Many of the resources here are intended for humanities majors looking to grow in computational expertise. My advise is for you to not try to become computer scientists. Consult with them, but do not compete. Instead, become a computational version of your discipline because that is both infinitely more interesting – given your vantage point – and viable. Example: “Computational <your_discipline>”. I am certain that if you run a search for these two terms, then you will be led to accessible materials for you to sharpen up relevant computing skills. Anyone advising you to fight defensively (go back and do XYZ course) is advising you to play catch-up (I have some thoughts on this point) in a race you likely already lost. Instead, play to your strengths.
Like for most Linguists, business decisions always involve a comprimise between what you as an individual were trained to do and what your environment lays before you. Thus, I have evolved into a ‘Computational Linguist’ professionally since my first gig at Intel in 2013. On a broad level, my work intersects fine grained language generalizations and technology. The latter for me means Python, open source libraries for NLP and a lot of Keras, lately. I recommend you try to leverage Spacy whenever you have an interesting project.
I currently work in Bloomberg LP as part of the News Indexing team. That News Indexing product is likely the best news classification engine in the world, with Reuters likely being a second or alternate candidate for that 1 spot. I don’t have the information to evaluate that they are, though, so, I stick to Bloomberg’s News Classification product being the top dog.

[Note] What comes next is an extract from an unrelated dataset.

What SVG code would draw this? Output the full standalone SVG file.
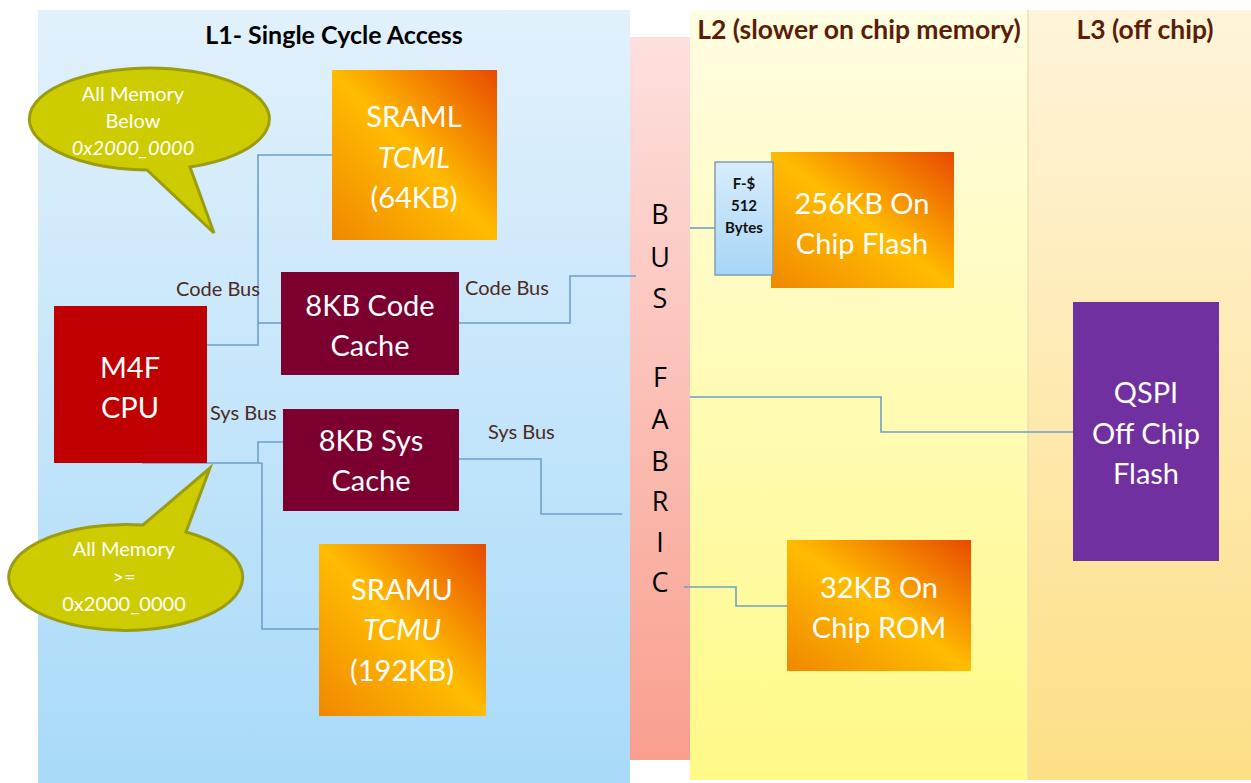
<svg xmlns="http://www.w3.org/2000/svg" width="1251" height="783" viewBox="0 0 1251 783">
<defs>
<linearGradient id="gL1" x1="0" y1="0" x2="0" y2="1"><stop offset="0" stop-color="#E2F1FC"/><stop offset="1" stop-color="#A8DAF9"/></linearGradient>
<linearGradient id="gBus" x1="0" y1="0" x2="0" y2="1"><stop offset="0" stop-color="#FDE0DE"/><stop offset="1" stop-color="#F99F8E"/></linearGradient>
<linearGradient id="gL2" x1="0" y1="0" x2="0" y2="1"><stop offset="0" stop-color="#FFFDE2"/><stop offset="1" stop-color="#FFF987"/></linearGradient>
<linearGradient id="gL3" x1="0" y1="0" x2="0" y2="1"><stop offset="0" stop-color="#FFF4DA"/><stop offset="1" stop-color="#FDDF86"/></linearGradient>
<linearGradient id="gOr" x1="1" y1="0" x2="0" y2="1"><stop offset="0" stop-color="#E84A00"/><stop offset="0.5" stop-color="#FFBC00"/><stop offset="1" stop-color="#F08800"/></linearGradient>
<linearGradient id="gFs" x1="0" y1="0" x2="0" y2="1"><stop offset="0" stop-color="#D8ECFB"/><stop offset="1" stop-color="#A6D6F7"/></linearGradient>
<style>
.w{fill:#FFFFFF;font-family:Lato,"Open Sans",sans-serif;font-size:29px;text-anchor:middle}
.c{fill:#FFFFFF;font-family:Lato,"Open Sans",sans-serif;font-size:20px;text-anchor:middle}
.t{fill:#000000;font-family:Lato,"Open Sans",sans-serif;font-weight:bold;font-size:25px;text-anchor:middle}
.h{fill:#5A1E06;font-family:Lato,"Open Sans",sans-serif;font-weight:bold;font-size:26.5px;text-anchor:middle}
.b{fill:#000000;font-family:"Open Sans",Lato,sans-serif;font-size:27px;text-anchor:middle}
.l{fill:#4A2A22;font-family:Lato,"Open Sans",sans-serif;font-size:20px}
.cn{fill:none;stroke:#6F9FCB;stroke-width:1.6}
.bub{fill:#CCCC00;stroke:#9C9C10;stroke-width:3}
.f{fill:#111111;font-family:Lato,"Open Sans",sans-serif;font-weight:bold;font-size:15px;text-anchor:middle}
</style>
</defs>
<rect width="1251" height="783" fill="#FFFFFF"/>
<g id="panels">
<rect x="38" y="10" width="592" height="773" fill="url(#gL1)"/>
<rect x="690" y="10" width="338" height="770" fill="url(#gL2)"/>
<rect x="1028" y="10" width="223" height="770" fill="url(#gL3)"/>
<line x1="1028" y1="10" x2="1028" y2="780" stroke="#E8E2B0" stroke-width="1.5"/>
<text class="t" x="334" y="44">L1- Single Cycle Access</text>
<text class="h" x="859" y="39">L2 (slower on chip memory)</text>
<text class="h" x="1145" y="39">L3 (off chip)</text>
</g>
<g id="bus-fabric">
<rect x="630" y="37" width="60" height="723" fill="url(#gBus)"/>
<text class="b" x="660" y="224">B</text>
<text class="b" x="660" y="267">U</text>
<text class="b" x="660" y="308">S</text>
<text class="b" x="660" y="387">F</text>
<text class="b" x="660" y="429">A</text>
<text class="b" x="660" y="471">B</text>
<text class="b" x="660" y="511">R</text>
<text class="b" x="660" y="552">I</text>
<text class="b" x="660" y="592">C</text>
</g>
<g id="connectors">
<polyline class="cn" points="207,345 258,345 258,155 332,155"/>
<polyline class="cn" points="258,323 281,323"/>
<polyline class="cn" points="459,323 570,323 570,276 636,276"/>
<polyline class="cn" points="690,228 715,228"/>
<polyline class="cn" points="142,463 262,463"/>
<polyline class="cn" points="258,463 258,442 294,442"/>
<polyline class="cn" points="262,463 262,629 320,629"/>
<polyline class="cn" points="459,459 541,459 541,514 622,514"/>
<polyline class="cn" points="690,397 881,397 881,432 1073,432"/>
<polyline class="cn" points="684,587 736,587 736,606 787,606"/>
<text class="l" x="176" y="296">Code Bus</text>
<text class="l" x="465" y="295">Code Bus</text>
<text class="l" x="210" y="420">Sys Bus</text>
<text class="l" x="488" y="439">Sys Bus</text>
</g>
<g id="callout-below">
<path class="bub" d="M147,170 A120,51 0 1 1 190,167 L214,233 Z"/>
<text class="c" x="133" y="101">All Memory</text>
<text class="c" x="133" y="128">Below</text>
<text class="c" x="133" y="155" font-style="italic">0x2000_0000</text>
</g>
<g id="callout-above">
<path class="bub" d="M186,532 A117,53 0 1 1 143,525 L210,468 Z"/>
<text class="c" x="124" y="556">All Memory</text>
<text class="c" x="124" y="584">&gt;=</text>
<text class="c" x="124" y="611">0x2000_0000</text>
</g>
<g id="sraml">
<rect x="332" y="70" width="165" height="170" fill="url(#gOr)"/>
<text class="w" x="414" y="127">SRAML</text>
<text class="w" x="414" y="168" font-style="italic">TCML</text>
<text class="w" x="414" y="208">(64KB)</text>
</g>
<g id="code-cache">
<rect x="281" y="272" width="178" height="103" fill="#7B0030"/>
<text class="w" x="370" y="316">8KB Code</text>
<text class="w" x="370" y="356">Cache</text>
</g>
<g id="cpu">
<rect x="54" y="306" width="153" height="157" fill="#C00000"/>
<text class="w" x="130" y="378">M4F</text>
<text class="w" x="130" y="418">CPU</text>
</g>
<g id="sys-cache">
<rect x="283" y="409" width="176" height="102" fill="#7B0030"/>
<text class="w" x="371" y="451">8KB Sys</text>
<text class="w" x="371" y="491">Cache</text>
</g>
<g id="sramu">
<rect x="319" y="544" width="167" height="172" fill="url(#gOr)"/>
<text class="w" x="402" y="600">SRAMU</text>
<text class="w" x="402" y="640" font-style="italic">TCMU</text>
<text class="w" x="402" y="681">(192KB)</text>
</g>
<g id="flash">
<rect x="771" y="152" width="183" height="136" fill="url(#gOr)"/>
<text class="w" x="862" y="214">256KB On</text>
<text class="w" x="862" y="254">Chip Flash</text>
</g>
<g id="fcache">
<rect x="715" y="162" width="58" height="113" fill="url(#gFs)" stroke="#7F9DB8" stroke-width="1.5"/>
<text class="f" x="744" y="189">F-$</text>
<text class="f" x="744" y="211">512</text>
<text class="f" x="744" y="233">Bytes</text>
</g>
<g id="qspi">
<rect x="1073" y="302" width="146" height="259" fill="#7030A0"/>
<text class="w" x="1146" y="403">QSPI</text>
<text class="w" x="1146" y="444">Off Chip</text>
<text class="w" x="1146" y="484">Flash</text>
</g>
<g id="rom">
<rect x="787" y="540" width="184" height="131" fill="url(#gOr)"/>
<text class="w" x="879" y="598">32KB On</text>
<text class="w" x="879" y="638">Chip ROM</text>
</g>
</svg>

On a daily basis, I may analyze large amounts of text to understand what search terms may best reference them. I also explain my findings to people whose day to day is very different from mine. In other words, some of your work can have a scripting component, but also an explanatory one. Do not neglect scientific (but very abbreviated) style explanations. They are majorly useful in a place where time is literally quantified as money.